Colorado-centric joint dispatch involving as many as 33 of the state's individual power providers would only reduce rates by an additional $0.0035/kWh, but it would be a very easy first step, said Vibrant Clean Energy CEO and report co-author Christopher Clack, a former National Academies of Science researcher.
These benefits can be significant to a utility's customers and to its bottom line, Clack said.
"Splitting the utilities among different EIMs exposes Colorado to competition from the East and West," Clack said. "Colorado wind is more valuable in California than in the Midwest and by joining SPP it misses out on access to very low cost Southwest solar, which means the state loses twice."
Colorado's zero emissions mandate "is not for the mid-2020s, it is for 2050," he said. "Colorado ratepayers can derive important benefits from a state-wide joint dispatch agreement now, wait until the system operators' uncertainties are resolved, and see what the best option is then."
The Colorado-wide joint dispatch agreement is also the only option achievable by Colorado alone, agreed Holy Cross President and CEO Bryan Hannegan. It offers "lower cost electricity, cleaner electricity and more jobs in the near term," and enables greater future leverage for "integrating into a larger regional market."

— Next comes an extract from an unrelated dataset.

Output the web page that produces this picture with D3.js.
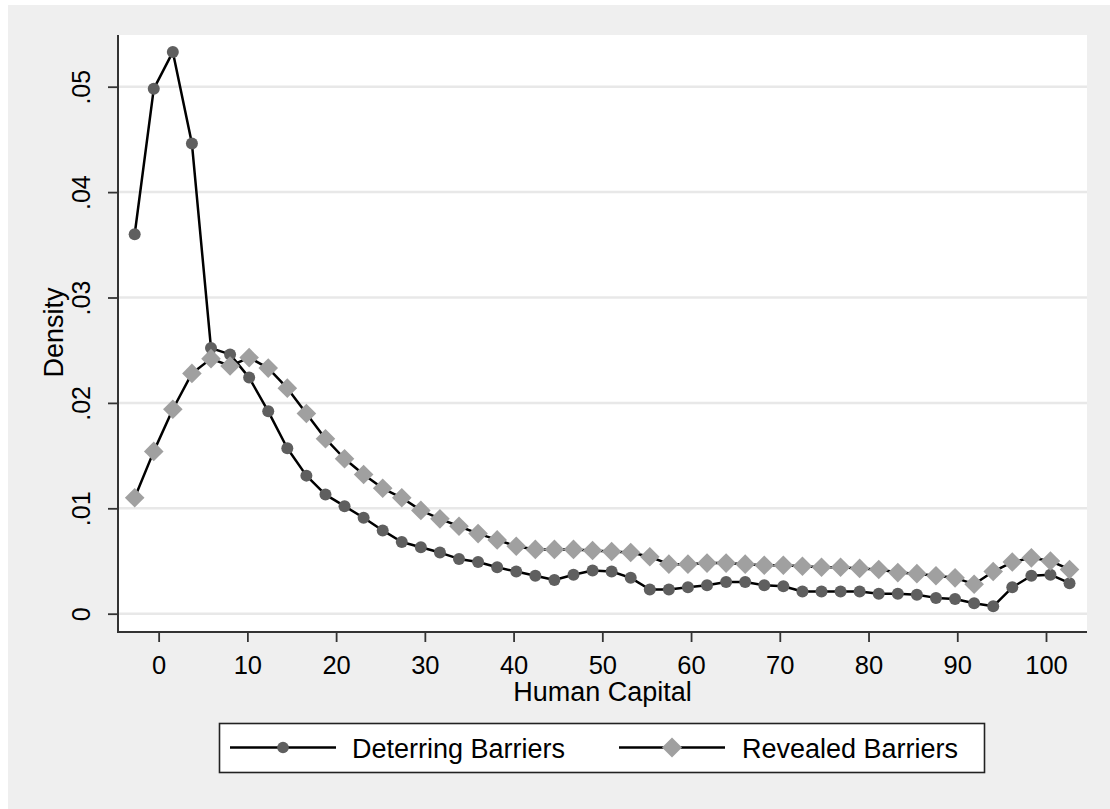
<!DOCTYPE html>
<html>
<head>
<meta charset="utf-8">
<script src="https://cdn.jsdelivr.net/npm/d3@7"></script>
<style>
  body { margin: 0; background: #fff; }
  text { font-family: "Liberation Sans", Arial, sans-serif; fill: #000; }
</style>
</head>
<body>
<svg id="chart" width="1110" height="809"></svg>
<script>
// evaluation points of the density (Human Capital)
var xGrid = [-2.70, -0.55, 1.60, 3.75, 5.90, 8.05, 10.20, 12.35, 14.50, 16.65,
             18.80, 20.95, 23.10, 25.25, 27.40, 29.55, 31.70, 33.85, 36.00, 38.15,
             40.30, 42.45, 44.60, 46.75, 48.90, 51.05, 53.20, 55.35, 57.50, 59.65,
             61.80, 63.95, 66.10, 68.25, 70.40, 72.55, 74.70, 76.85, 79.00, 81.15,
             83.30, 85.45, 87.60, 89.75, 91.90, 94.05, 96.20, 98.35, 100.50, 102.65];

var deterring = [0.0360, 0.0498, 0.0533, 0.0446, 0.0252, 0.0246, 0.0224, 0.0192, 0.0157, 0.0131,
                 0.0113, 0.0102, 0.0091, 0.0079, 0.0068, 0.0063, 0.0058, 0.0052, 0.0049, 0.0044,
                 0.0040, 0.0036, 0.0032, 0.0037, 0.0041, 0.0040, 0.0034, 0.0023, 0.0023, 0.0025,
                 0.0027, 0.0030, 0.0030, 0.0027, 0.0026, 0.0021, 0.0021, 0.0021, 0.0021, 0.0019,
                 0.0019, 0.0018, 0.0015, 0.0014, 0.0010, 0.0007, 0.0025, 0.0036, 0.0037, 0.0029];

var revealed = [0.0110, 0.0154, 0.0194, 0.0228, 0.0242, 0.0235, 0.0243, 0.0233, 0.0214, 0.0190,
                0.0166, 0.0147, 0.0132, 0.0119, 0.0110, 0.0098, 0.0090, 0.0083, 0.0076, 0.0070,
                0.0064, 0.0061, 0.0061, 0.0061, 0.0060, 0.0059, 0.0058, 0.0054, 0.0047, 0.0047,
                0.0048, 0.0048, 0.0047, 0.0046, 0.0046, 0.0045, 0.0044, 0.0044, 0.0043, 0.0042,
                0.0039, 0.0038, 0.0036, 0.0034, 0.0028, 0.0040, 0.0049, 0.0053, 0.0050, 0.0042];

var xTicks = [0, 10, 20, 30, 40, 50, 60, 70, 80, 90, 100];
var yTicks = [0, 0.01, 0.02, 0.03, 0.04, 0.05];
var seriesNames = ["Deterring Barriers", "Revealed Barriers"];

var plot = {left: 118, right: 1087, top: 35, bottom: 632};

var svg = d3.select("#chart");

// outer gray frame
svg.append("rect")
    .attr("x", 8).attr("y", 5)
    .attr("width", 1102).attr("height", 804)
    .attr("fill", "#efefef");

svg.append("rect")
    .attr("x", plot.left).attr("y", plot.top)
    .attr("width", plot.right - plot.left)
    .attr("height", plot.bottom - plot.top)
    .attr("fill", "#fff");

var x = d3.scaleLinear()
    .domain([-4.58, 104.62])
    .range([plot.left, plot.right]);

var y = d3.scaleLinear()
    .domain([0, 0.05])
    .range([613.7, 86.7]);

// gridlines
svg.selectAll(".grid")
    .data(yTicks)
  .enter().append("line")
    .attr("class", "grid")
    .attr("x1", plot.left).attr("x2", plot.right)
    .attr("y1", function(d) { return y(d); })
    .attr("y2", function(d) { return y(d); })
    .attr("stroke", "#e8e8e8")
    .attr("stroke-width", 2.5);

var fmtY = function(d) { return d === 0 ? "0" : d3.format(".2f")(d).replace(/^0/, ""); };

var xAxis = d3.axisBottom(x).tickValues(xTicks).tickSize(10).tickSizeOuter(0);
var yAxis = d3.axisLeft(y).tickValues(yTicks).tickSize(10).tickSizeOuter(0).tickFormat(fmtY);

var gx = svg.append("g")
    .attr("transform", "translate(0," + plot.bottom + ")")
    .call(xAxis);
gx.select(".domain").remove();
gx.selectAll("line").attr("stroke", "#333").attr("stroke-width", 1.8);
gx.selectAll("text")
    .attr("y", 42).attr("dy", null)
    .style("font-size", "25.5px")
    .style("font-family", "'Liberation Sans', Arial, sans-serif");

var gy = svg.append("g")
    .attr("transform", "translate(" + plot.left + ",0)")
    .call(yAxis);
gy.select(".domain").remove();
gy.selectAll("line").attr("stroke", "#333").attr("stroke-width", 1.8);
gy.selectAll("text")
    .attr("x", null).attr("dy", null)
    .attr("text-anchor", "middle")
    .attr("transform", "translate(-28,0) rotate(-90)")
    .style("font-size", "25px")
    .style("font-family", "'Liberation Sans', Arial, sans-serif");

// axis lines
svg.append("line")
    .attr("x1", plot.left).attr("x2", plot.left)
    .attr("y1", plot.top).attr("y2", plot.bottom)
    .attr("stroke", "#333").attr("stroke-width", 2);
svg.append("line")
    .attr("x1", plot.left - 1).attr("x2", plot.right)
    .attr("y1", plot.bottom).attr("y2", plot.bottom)
    .attr("stroke", "#333").attr("stroke-width", 2);

// axis titles
svg.append("text")
    .attr("x", (plot.left + plot.right) / 2)
    .attr("y", 701)
    .attr("text-anchor", "middle")
    .style("font-size", "27px")
    .text("Human Capital");

svg.append("text")
    .attr("transform", "translate(63," + ((plot.top + plot.bottom) / 2 - 1) + ") rotate(-90)")
    .attr("text-anchor", "middle")
    .style("font-size", "27px")
    .text("Density");

var line = d3.line()
    .x(function(d) { return x(d[0]); })
    .y(function(d) { return y(d[1]); });

var detData = xGrid.map(function(v, i) { return [v, deterring[i]]; });
var revData = xGrid.map(function(v, i) { return [v, revealed[i]]; });

var diamond = function(s) { return "M0," + (-s) + "L" + s + ",0L0," + s + "L" + (-s) + ",0Z"; };

svg.append("path")
    .datum(detData)
    .attr("d", line)
    .attr("fill", "none")
    .attr("stroke", "#000")
    .attr("stroke-width", 2.5)
    .attr("stroke-linejoin", "round");

svg.selectAll(".det")
    .data(detData)
  .enter().append("circle")
    .attr("class", "det")
    .attr("cx", function(d) { return x(d[0]); })
    .attr("cy", function(d) { return y(d[1]); })
    .attr("r", 6)
    .attr("fill", "#5f5f5f");

svg.append("path")
    .datum(revData)
    .attr("d", line)
    .attr("fill", "none")
    .attr("stroke", "#000")
    .attr("stroke-width", 2.5)
    .attr("stroke-linejoin", "round");

svg.selectAll(".rev")
    .data(revData)
  .enter().append("path")
    .attr("class", "rev")
    .attr("transform", function(d) { return "translate(" + x(d[0]) + "," + y(d[1]) + ")"; })
    .attr("d", diamond(9.8))
    .attr("fill", "#a0a0a0");

// legend
var legend = svg.append("g");
legend.append("rect")
    .attr("x", 219.5).attr("y", 723.5)
    .attr("width", 765).attr("height", 49)
    .attr("fill", "#fff")
    .attr("stroke", "#222")
    .attr("stroke-width", 1.6);

var items = [
  {name: seriesNames[0], x0: 230, x1: 336, tx: 352, shape: "circle"},
  {name: seriesNames[1], x0: 619, x1: 725, tx: 742, shape: "diamond"}
];
var ly = 747.5;
items.forEach(function(it) {
  legend.append("line")
      .attr("x1", it.x0).attr("x2", it.x1)
      .attr("y1", ly).attr("y2", ly)
      .attr("stroke", "#000").attr("stroke-width", 2.5);
  var cx = (it.x0 + it.x1) / 2;
  if (it.shape === "circle") {
    legend.append("circle").attr("cx", cx).attr("cy", ly).attr("r", 5.8).attr("fill", "#5f5f5f");
  } else {
    legend.append("path").attr("transform", "translate(" + cx + "," + ly + ")")
        .attr("d", diamond(10)).attr("fill", "#a0a0a0");
  }
  legend.append("text")
      .attr("x", it.tx).attr("y", 757.5)
      .style("font-size", "27px")
      .text(it.name);
});
</script>
</body>
</html>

These concerns are now being studied by regulators and power providers throughout the Mountain West, Western Grid Group's Ormond added. And they could be similar to concerns that power providers in the Southeast and elsewhere will have to consider regarding their need for a market system that improves customer economics and protects reliability.
The resources on the system will change, Ormond added. "Familiarity with a system operator may feel more comfortable, but the more important question may be whether the system operator's vision matches the utility's vision of where it needs to go."
There may not be one right pathway for all states or power providers, and the multiple pathways in the West "show how competition illuminates the best ways forward for the different stakeholders," Ormond said. "Just because we don't know what the ultimate future is does not mean we should stop building larger and stronger markets."